Against this, Juarès contrasted the vision of global social justice:

«Au contraire, quand l’état de concorde aura succédé à l’état de lutte, quand tous les hommes auront leur part de propriété dans l’immense capital humain, et leur part d’initiative et de vouloir dans l’immense activité humaine, tous les hommes auront la plénitude de la fierté et de la joie; ils se sentiront, dans le plus modeste travail des mains, les coopérateurs de la civilisation universelle, et ce travail, plus noble et plus fraternel, ils le régleront de maniére à se réserver toujours quelques heures de loisir pour réflechir et pour sentir la vie.»

«Ils comprendront mieux le sens profond de la vie, dont le but mystérieux est l’accord de toutes les consciences, l’harmonie de toutes les forces et de toutes les libertés.»

Such gifts of oratory are not given to us all. But the power and beauty of these words, and also their extraordinary relevance to what is happening today in the world of work should I think inspire us today and as we go forward.

I can assure you that they ring loud in my ears as I receive these keys.

Director-General, Colleagues,

The goal of social justice remains a distant prospect for many millions. Because of that, peace is not secure. And so the challenges ahead are as urgent as they are immense.

But that does not mean that more than nine decades of ILO work has been in vain. Far from it. The world is a better, fairer and safer place for what the ILO has achieved.

That is due to the engagement of those represented by these three keys. It is due to those who have worked for our Organization and it is due to those who have led it.

The nine ILO Director-Generals – Thomas, Butler, Winant, Phelan, Morse, Jenks, Blanchard, Hansenne, and Juan Somavia brought extraordinary talent and commitment to the task of steering the Organization in often turbulent times. I am truly humbled to be joining the company of these outstanding men. And yes, they have all been men!

My privilege and good fortune since first coming to the ILO as a junior member of the British delegation in 1981 has been to have known three Directors-General. I am also proud to share my town of birth with another.

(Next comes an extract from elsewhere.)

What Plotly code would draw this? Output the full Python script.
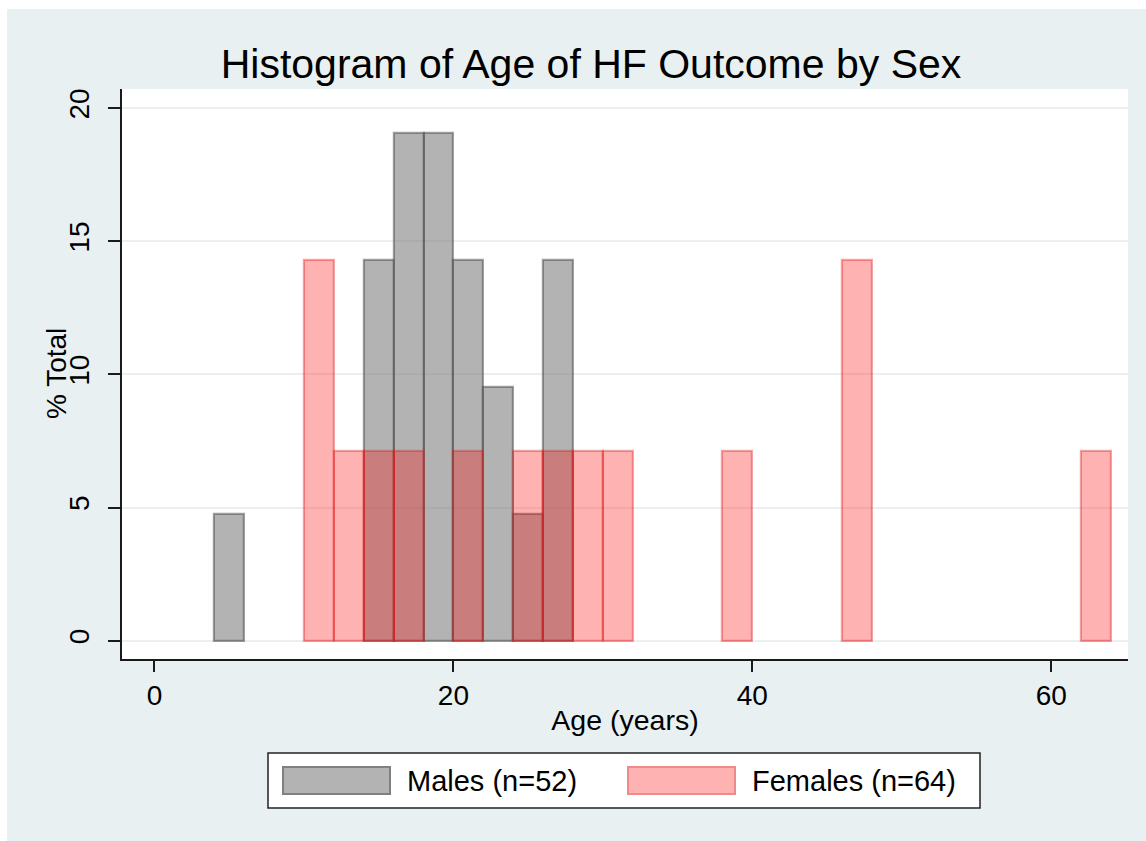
import plotly.graph_objects as go

# ---- data ----
bin_width = 2
male_bin_left = [4, 14, 16, 18, 20, 22, 24, 26]
male_pct = [4.76, 14.29, 19.05, 19.05, 14.29, 9.52, 4.76, 14.29]
female_bin_left = [10, 12, 14, 16, 20, 24, 26, 28, 30, 38, 46, 62]
female_pct = [14.29, 7.14, 7.14, 7.14, 7.14, 7.14, 7.14, 7.14, 7.14, 7.14, 14.29, 7.14]
y_ticks = [0, 5, 10, 15, 20]
x_ticks = [0, 20, 40, 60]
male_label = "Males (n=52)"
female_label = "Females (n=64)"
title_text = "Histogram of Age of HF Outcome by Sex"
x_title = "Age (years)"
y_title = "% Total"

# ---- layout geometry (pixels, screen coordinates) ----
W, H = 1146, 841
PL, PR, PT, PB = 122, 1128, 89, 659  # plot area edges
FONT = "Liberation Sans, Arial, Helvetica, sans-serif"
BG = "#e9f0f2"

def px_x(p):
    return (p - PL) / (PR - PL)

def px_y(p):
    return (PB - p) / (PB - PT)

male_fill = "rgba(128,128,128,0.6)"
male_line = "rgba(80,80,80,0.55)"
fem_fill = "rgba(255,0,0,0.3)"
fem_line = "rgba(225,30,30,0.4)"

fig = go.Figure()
fig.add_trace(go.Bar(
    x=[b + bin_width / 2 for b in male_bin_left], y=male_pct, width=bin_width,
    name=male_label, marker=dict(color=male_fill, line=dict(color=male_line, width=2.2)),
    showlegend=False,
))
fig.add_trace(go.Bar(
    x=[b + bin_width / 2 for b in female_bin_left], y=female_pct, width=bin_width,
    name=female_label, marker=dict(color=fem_fill, line=dict(color=fem_line, width=2.2)),
    showlegend=False,
))

shapes = [
    # white strips at top and left edge of the image
    dict(type="rect", xref="paper", yref="paper", x0=px_x(0), x1=px_x(W), y0=px_y(9), y1=px_y(0),
         fillcolor="white", line=dict(width=0), layer="below"),
    dict(type="rect", xref="paper", yref="paper", x0=px_x(0), x1=px_x(7), y0=px_y(H), y1=px_y(0),
         fillcolor="white", line=dict(width=0), layer="below"),
    # legend box
    dict(type="rect", xref="paper", yref="paper", x0=px_x(268), x1=px_x(980), y0=px_y(808), y1=px_y(753),
         fillcolor="white", line=dict(color="#222222", width=1.5)),
    dict(type="rect", xref="paper", yref="paper", x0=px_x(283), x1=px_x(390), y0=px_y(794), y1=px_y(767),
         fillcolor="#b3b3b3", line=dict(color="#808080", width=2)),
    dict(type="rect", xref="paper", yref="paper", x0=px_x(628), x1=px_x(735), y0=px_y(794), y1=px_y(767),
         fillcolor="#ffb2b2", line=dict(color="#f08a8a", width=2)),
]

annotations = [
    dict(text=male_label, xref="paper", yref="paper", x=px_x(405), y=px_y(781), xanchor="left",
         yanchor="middle", showarrow=False, font=dict(size=29, color="black", family=FONT)),
    dict(text=female_label, xref="paper", yref="paper", x=px_x(750), y=px_y(781), xanchor="left",
         yanchor="middle", showarrow=False, font=dict(size=29, color="black", family=FONT)),
    dict(text=y_title, xref="paper", yref="paper", x=px_x(56), y=px_y(374), xanchor="center",
         yanchor="middle", textangle=-90, showarrow=False,
         font=dict(size=28, color="black", family=FONT)),
]

fig.update_layout(
    width=W, height=H,
    margin=dict(l=PL, r=W - PR, t=PT, b=H - PB, pad=0),
    paper_bgcolor=BG, plot_bgcolor="white",
    barmode="overlay", bargap=0,
    font=dict(family=FONT, size=28, color="black"),
    title=dict(text=title_text, x=591 / W, xref="container", xanchor="center",
               y=1 - 63.5 / H, yref="container", yanchor="middle",
               font=dict(size=41, family=FONT, color="black")),
    shapes=shapes, annotations=annotations, showlegend=False,
    xaxis=dict(range=[-2.17, 65.13], tickvals=x_ticks, showgrid=False, zeroline=False,
               showline=True, linecolor="#1a1a1a", linewidth=1.5,
               ticks="outside", ticklen=11, tickwidth=1.5, tickcolor="#1a1a1a",
               ticklabelstandoff=0,
               title=dict(text=x_title, standoff=0, font=dict(size=28.5))),
    yaxis=dict(range=[-0.69, 20.72], tickvals=y_ticks, showgrid=True, gridcolor="#eceff1",
               gridwidth=1.5, zeroline=False, showline=True, linecolor="#1a1a1a", linewidth=1.5,
               ticks="outside", ticklen=12, tickwidth=1.5, tickcolor="#1a1a1a",
               tickangle=-90, ticklabelstandoff=8),
)

fig.write_html(
    "out.html",
    config={"displayModeBar": False},
    post_script="document.body.style.margin='0';document.body.style.overflow='hidden';",
)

But it is to the ninth Director-General, Juan Somavia, with whom I have worked so closely for many years that I want to dedicate my comments now.


Our respective paths to the responsibilities that you today pass to me have been quite different. Our professional and geographical origins are different. It may be that our temperaments are different.

Yet for nearly two decades now those paths have intertwined in a most remarkable way. Since the 1995 World Social Summit when I first met you, through the campaign that brought you to the ILO, to my years as your first Chef de Cabinet at the ILO, then when I returned to leadership in the international trade union movement, and more recently as one of your Executive Directors.

This has been an experience which I feel very privileged to have enjoyed. I have learned. I have tried to contribute. And I and the people I have led have benefited beyond measure from what you have done, the person you are. I have come to know you, to understand you as my boss, my colleague, and as my friend.

I have thought a great deal about why it is that our working relationship has proved so exceptional – rewarding as well as productive. I put it down to two things that you have.

Firstly, unparalleled powers of leadership. You confront the most complex situations. You subject them to the most rigorous scrutiny – political and intellectual. You decide what to do. Then you act. And others follow – the road to decent work, to a fair globalization, and much else.

And secondly, and more importantly still I believe, an absolute and permanent belief in social justice. In simply doing what is right – however difficult, and rejecting what is wrong – however easy. This is a rare quality and essential for the job you now relinquish and I take up. Because these are the choices the ILO demands of us.

It is exactly this that I believe has united us professionally and personally over these last decades. It is also the gift that I take from you today along with these keys. I will strive to make the best use of it.

In turn, it is my honour to hand to you, with my deepest gratitude and, I know that of all of us at the ILO, these replicas in recognition of all that you have done and the precious heritage that you leave to us.